Today, almost everything people do involves the transfer of digital information. When you bank online, update social media or even play a DVD, information moves from one place to another digitally, whether through a cord or over a wireless signal. For this information to pass, it has to use computer code. In this "language," information moves via 1's and 0's, known as binary code. An error in the code can mean that information is not conveyed properly, which could cause lots of issues for the computer user. Hamming distance is a way of understanding how codes differ. This can then be used to correct errors.
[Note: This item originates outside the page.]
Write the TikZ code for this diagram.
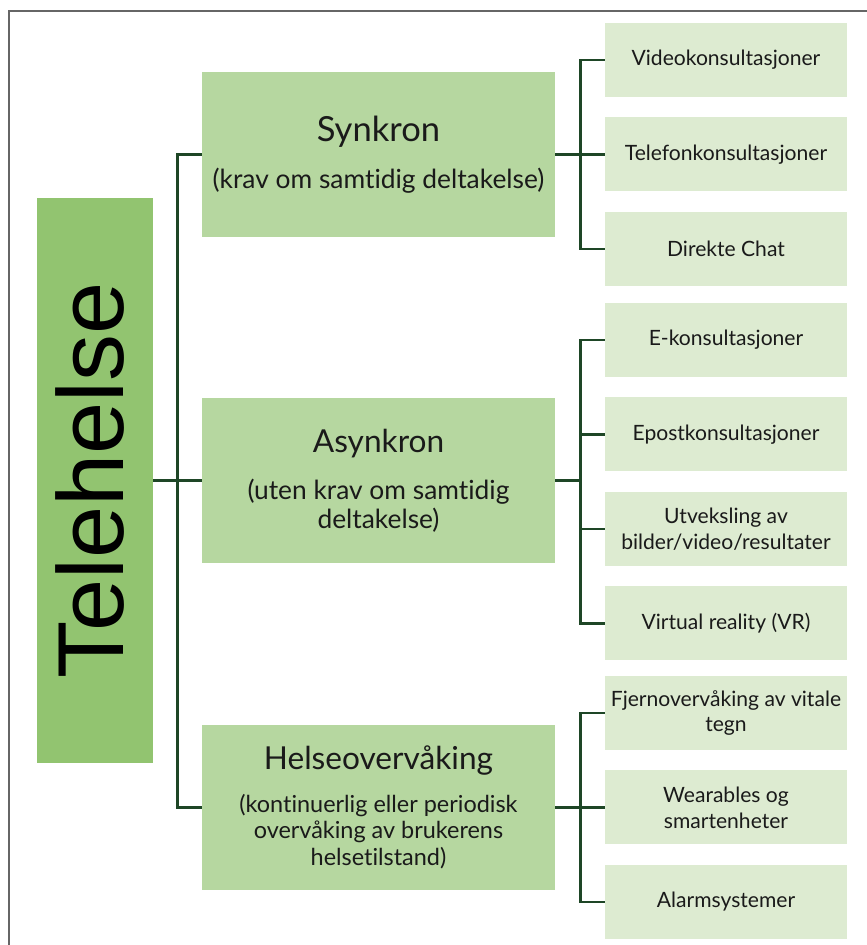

## What Is Hamming Distance?

Given two lines of the same length, Hamming distance is the number of points at which the lines' symbols are different. This can be a bit confusing, so consider a simple example: The line of code "101" and the line of code "010." Comparing these lines, you can see that there are different symbols in each of the three spots.

## How To Calculate Hamming Distance

In simple scenarios, calculating Hamming distance is easy. You simply add up the number of spots where the lines have different values. In the example above, the Hamming distance would be three, since the lines have different values in three spots.

Making this comparison gets harder the longer the set of data is. Consider a slightly longer example, with two lines of code: 100110 and 110011. These lines of code both contain six information points. The values are different in three of those points, so the Hamming distance between these two lines is also three.

Calculating Hamming distance with a larger set of data becomes more complicated and involves using intricate equations and functions like d=min {d(x,y):x,y∈C,x≠y}.

It's important to remember that Hamming distance can only be calculated for lines that are the same length.

## Why Is Hamming Distance Useful?

Out of context, Hamming distance can seem arbitrary. However, it's an important measurement for coders. Hamming distance can help coders write code that detects errors and even corrects those errors on its own. It can also help people understand how error-prone a code is.

Hamming distance comes for Richard Wesley Hamming, who developed the measurement in the late 1940s when he was working at Bell Telephone Laboratories. Although Hamming downplayed the celebration of the innovation, the technology industry took notice. Nearly 50 years after Hamming discovered the measurement he was given the Eduard Rheim Award for Achievement in Technology by the Eduard Rheim Foundation of Germany in 1996. In addition, the I.E.E.E., a large professional organization in the technology sector, gives out the annual Richard W. Hamming Medal in his honor.